◆ Recorded information ◆
# # # # # # #

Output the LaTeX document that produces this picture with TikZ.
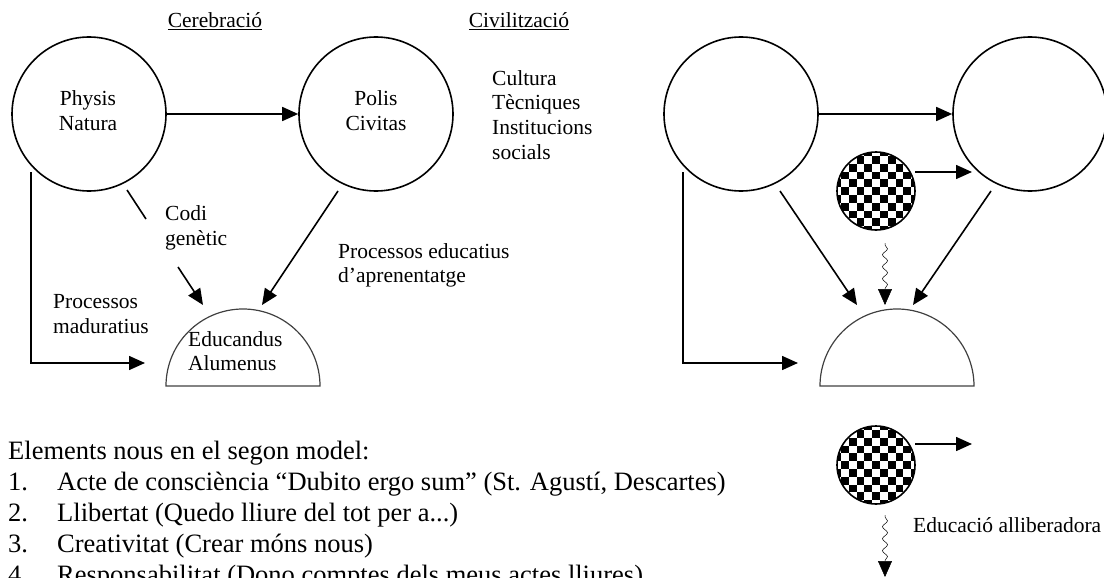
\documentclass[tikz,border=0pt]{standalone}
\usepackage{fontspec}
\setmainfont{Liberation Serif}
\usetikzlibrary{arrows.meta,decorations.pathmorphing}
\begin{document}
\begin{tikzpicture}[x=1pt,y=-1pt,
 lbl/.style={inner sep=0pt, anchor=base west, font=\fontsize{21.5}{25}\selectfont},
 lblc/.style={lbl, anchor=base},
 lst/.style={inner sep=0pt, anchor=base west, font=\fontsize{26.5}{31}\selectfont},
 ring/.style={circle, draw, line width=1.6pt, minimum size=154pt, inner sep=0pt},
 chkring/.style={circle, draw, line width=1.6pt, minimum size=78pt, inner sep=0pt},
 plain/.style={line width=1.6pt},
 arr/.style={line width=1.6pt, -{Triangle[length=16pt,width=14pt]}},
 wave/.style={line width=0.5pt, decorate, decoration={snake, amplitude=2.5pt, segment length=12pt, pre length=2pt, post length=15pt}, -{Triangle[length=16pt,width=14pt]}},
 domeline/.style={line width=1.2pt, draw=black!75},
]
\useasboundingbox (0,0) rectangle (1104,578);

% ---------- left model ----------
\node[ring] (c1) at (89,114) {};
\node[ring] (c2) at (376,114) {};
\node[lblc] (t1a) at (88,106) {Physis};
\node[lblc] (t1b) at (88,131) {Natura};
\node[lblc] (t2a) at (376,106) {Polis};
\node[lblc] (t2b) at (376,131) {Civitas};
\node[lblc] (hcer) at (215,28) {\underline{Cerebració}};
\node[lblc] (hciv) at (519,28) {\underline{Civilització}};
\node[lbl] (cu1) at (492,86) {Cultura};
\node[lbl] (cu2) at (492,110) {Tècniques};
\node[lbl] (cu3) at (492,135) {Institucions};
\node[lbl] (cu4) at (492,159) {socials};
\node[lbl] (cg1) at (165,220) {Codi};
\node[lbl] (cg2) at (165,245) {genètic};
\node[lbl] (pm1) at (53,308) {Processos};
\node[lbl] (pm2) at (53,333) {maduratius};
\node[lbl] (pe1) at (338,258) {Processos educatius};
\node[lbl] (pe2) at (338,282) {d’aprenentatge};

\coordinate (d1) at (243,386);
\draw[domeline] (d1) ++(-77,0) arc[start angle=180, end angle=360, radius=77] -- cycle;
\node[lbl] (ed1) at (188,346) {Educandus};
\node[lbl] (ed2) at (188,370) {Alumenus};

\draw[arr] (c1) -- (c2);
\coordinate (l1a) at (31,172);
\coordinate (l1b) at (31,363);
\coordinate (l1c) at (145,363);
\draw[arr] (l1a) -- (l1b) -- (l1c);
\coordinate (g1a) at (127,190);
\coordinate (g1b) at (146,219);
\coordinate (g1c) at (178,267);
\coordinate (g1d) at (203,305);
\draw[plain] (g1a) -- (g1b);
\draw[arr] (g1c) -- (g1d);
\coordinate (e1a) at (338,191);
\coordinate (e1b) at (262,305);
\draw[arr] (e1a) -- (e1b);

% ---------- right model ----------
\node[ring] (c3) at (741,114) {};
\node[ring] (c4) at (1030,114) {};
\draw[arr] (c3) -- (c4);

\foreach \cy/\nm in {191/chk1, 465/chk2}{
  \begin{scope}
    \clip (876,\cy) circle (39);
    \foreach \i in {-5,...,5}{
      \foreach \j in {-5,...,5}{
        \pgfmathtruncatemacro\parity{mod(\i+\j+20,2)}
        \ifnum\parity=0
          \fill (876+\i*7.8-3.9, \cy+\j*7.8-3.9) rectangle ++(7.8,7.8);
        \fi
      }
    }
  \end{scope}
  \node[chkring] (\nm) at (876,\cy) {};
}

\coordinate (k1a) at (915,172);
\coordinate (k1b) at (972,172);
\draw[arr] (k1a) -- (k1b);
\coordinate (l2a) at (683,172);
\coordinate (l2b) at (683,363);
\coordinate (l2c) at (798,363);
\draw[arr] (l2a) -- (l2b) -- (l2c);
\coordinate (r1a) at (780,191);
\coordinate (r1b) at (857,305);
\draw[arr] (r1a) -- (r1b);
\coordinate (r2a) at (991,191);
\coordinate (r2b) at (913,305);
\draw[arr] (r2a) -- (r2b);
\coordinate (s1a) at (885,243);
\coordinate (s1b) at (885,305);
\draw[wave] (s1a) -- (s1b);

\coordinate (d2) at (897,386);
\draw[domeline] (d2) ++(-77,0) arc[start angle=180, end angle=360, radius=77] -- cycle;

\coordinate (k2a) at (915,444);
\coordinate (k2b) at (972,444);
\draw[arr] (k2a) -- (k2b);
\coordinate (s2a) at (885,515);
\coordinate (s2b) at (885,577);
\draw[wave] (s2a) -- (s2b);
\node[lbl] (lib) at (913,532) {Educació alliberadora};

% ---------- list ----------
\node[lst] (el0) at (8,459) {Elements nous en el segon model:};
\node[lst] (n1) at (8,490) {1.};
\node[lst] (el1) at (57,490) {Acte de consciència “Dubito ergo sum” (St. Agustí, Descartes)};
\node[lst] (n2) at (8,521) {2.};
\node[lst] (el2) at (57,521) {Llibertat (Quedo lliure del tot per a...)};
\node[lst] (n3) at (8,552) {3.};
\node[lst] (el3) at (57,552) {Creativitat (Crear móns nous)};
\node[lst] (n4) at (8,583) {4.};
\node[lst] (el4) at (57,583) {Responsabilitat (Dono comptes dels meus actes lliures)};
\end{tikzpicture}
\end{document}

# # # # # # #

◆ Exercise instructions ◆
Quote the material word for word, dropping any images it holds.

◆ Result ◆
Output the LaTeX document that produces this picture with TikZ.
\documentclass[tikz,border=0pt]{standalone}
\usepackage{fontspec}
\setmainfont{Liberation Serif}
\usetikzlibrary{arrows.meta,decorations.pathmorphing}
\begin{document}
\begin{tikzpicture}[x=1pt,y=-1pt,
 lbl/.style={inner sep=0pt, anchor=base west, font=\fontsize{21.5}{25}\selectfont},
 lblc/.style={lbl, anchor=base},
 lst/.style={inner sep=0pt, anchor=base west, font=\fontsize{26.5}{31}\selectfont},
 ring/.style={circle, draw, line width=1.6pt, minimum size=154pt, inner sep=0pt},
 chkring/.style={circle, draw, line width=1.6pt, minimum size=78pt, inner sep=0pt},
 plain/.style={line width=1.6pt},
 arr/.style={line width=1.6pt, -{Triangle[length=16pt,width=14pt]}},
 wave/.style={line width=0.5pt, decorate, decoration={snake, amplitude=2.5pt, segment length=12pt, pre length=2pt, post length=15pt}, -{Triangle[length=16pt,width=14pt]}},
 domeline/.style={line width=1.2pt, draw=black!75},
]
\useasboundingbox (0,0) rectangle (1104,578);

% ---------- left model ----------
\node[ring] (c1) at (89,114) {};
\node[ring] (c2) at (376,114) {};
\node[lblc] (t1a) at (88,106) {Physis};
\node[lblc] (t1b) at (88,131) {Natura};
\node[lblc] (t2a) at (376,106) {Polis};
\node[lblc] (t2b) at (376,131) {Civitas};
\node[lblc] (hcer) at (215,28) {\underline{Cerebració}};
\node[lblc] (hciv) at (519,28) {\underline{Civilització}};
\node[lbl] (cu1) at (492,86) {Cultura};
\node[lbl] (cu2) at (492,110) {Tècniques};
\node[lbl] (cu3) at (492,135) {Institucions};
\node[lbl] (cu4) at (492,159) {socials};
\node[lbl] (cg1) at (165,220) {Codi};
\node[lbl] (cg2) at (165,245) {genètic};
\node[lbl] (pm1) at (53,308) {Processos};
\node[lbl] (pm2) at (53,333) {maduratius};
\node[lbl] (pe1) at (338,258) {Processos educatius};
\node[lbl] (pe2) at (338,282) {d’aprenentatge};

\coordinate (d1) at (243,386);
\draw[domeline] (d1) ++(-77,0) arc[start angle=180, end angle=360, radius=77] -- cycle;
\node[lbl] (ed1) at (188,346) {Educandus};
\node[lbl] (ed2) at (188,370) {Alumenus};

\draw[arr] (c1) -- (c2);
\coordinate (l1a) at (31,172);
\coordinate (l1b) at (31,363);
\coordinate (l1c) at (145,363);
\draw[arr] (l1a) -- (l1b) -- (l1c);
\coordinate (g1a) at (127,190);
\coordinate (g1b) at (146,219);
\coordinate (g1c) at (178,267);
\coordinate (g1d) at (203,305);
\draw[plain] (g1a) -- (g1b);
\draw[arr] (g1c) -- (g1d);
\coordinate (e1a) at (338,191);
\coordinate (e1b) at (262,305);
\draw[arr] (e1a) -- (e1b);

% ---------- right model ----------
\node[ring] (c3) at (741,114) {};
\node[ring] (c4) at (1030,114) {};
\draw[arr] (c3) -- (c4);

\foreach \cy/\nm in {191/chk1, 465/chk2}{
  \begin{scope}
    \clip (876,\cy) circle (39);
    \foreach \i in {-5,...,5}{
      \foreach \j in {-5,...,5}{
        \pgfmathtruncatemacro\parity{mod(\i+\j+20,2)}
        \ifnum\parity=0
          \fill (876+\i*7.8-3.9, \cy+\j*7.8-3.9) rectangle ++(7.8,7.8);
        \fi
      }
    }
  \end{scope}
  \node[chkring] (\nm) at (876,\cy) {};
}

\coordinate (k1a) at (915,172);
\coordinate (k1b) at (972,172);
\draw[arr] (k1a) -- (k1b);
\coordinate (l2a) at (683,172);
\coordinate (l2b) at (683,363);
\coordinate (l2c) at (798,363);
\draw[arr] (l2a) -- (l2b) -- (l2c);
\coordinate (r1a) at (780,191);
\coordinate (r1b) at (857,305);
\draw[arr] (r1a) -- (r1b);
\coordinate (r2a) at (991,191);
\coordinate (r2b) at (913,305);
\draw[arr] (r2a) -- (r2b);
\coordinate (s1a) at (885,243);
\coordinate (s1b) at (885,305);
\draw[wave] (s1a) -- (s1b);

\coordinate (d2) at (897,386);
\draw[domeline] (d2) ++(-77,0) arc[start angle=180, end angle=360, radius=77] -- cycle;

\coordinate (k2a) at (915,444);
\coordinate (k2b) at (972,444);
\draw[arr] (k2a) -- (k2b);
\coordinate (s2a) at (885,515);
\coordinate (s2b) at (885,577);
\draw[wave] (s2a) -- (s2b);
\node[lbl] (lib) at (913,532) {Educació alliberadora};

% ---------- list ----------
\node[lst] (el0) at (8,459) {Elements nous en el segon model:};
\node[lst] (n1) at (8,490) {1.};
\node[lst] (el1) at (57,490) {Acte de consciència “Dubito ergo sum” (St. Agustí, Descartes)};
\node[lst] (n2) at (8,521) {2.};
\node[lst] (el2) at (57,521) {Llibertat (Quedo lliure del tot per a...)};
\node[lst] (n3) at (8,552) {3.};
\node[lst] (el3) at (57,552) {Creativitat (Crear móns nous)};
\node[lst] (n4) at (8,583) {4.};
\node[lst] (el4) at (57,583) {Responsabilitat (Dono comptes dels meus actes lliures)};
\end{tikzpicture}
\end{document}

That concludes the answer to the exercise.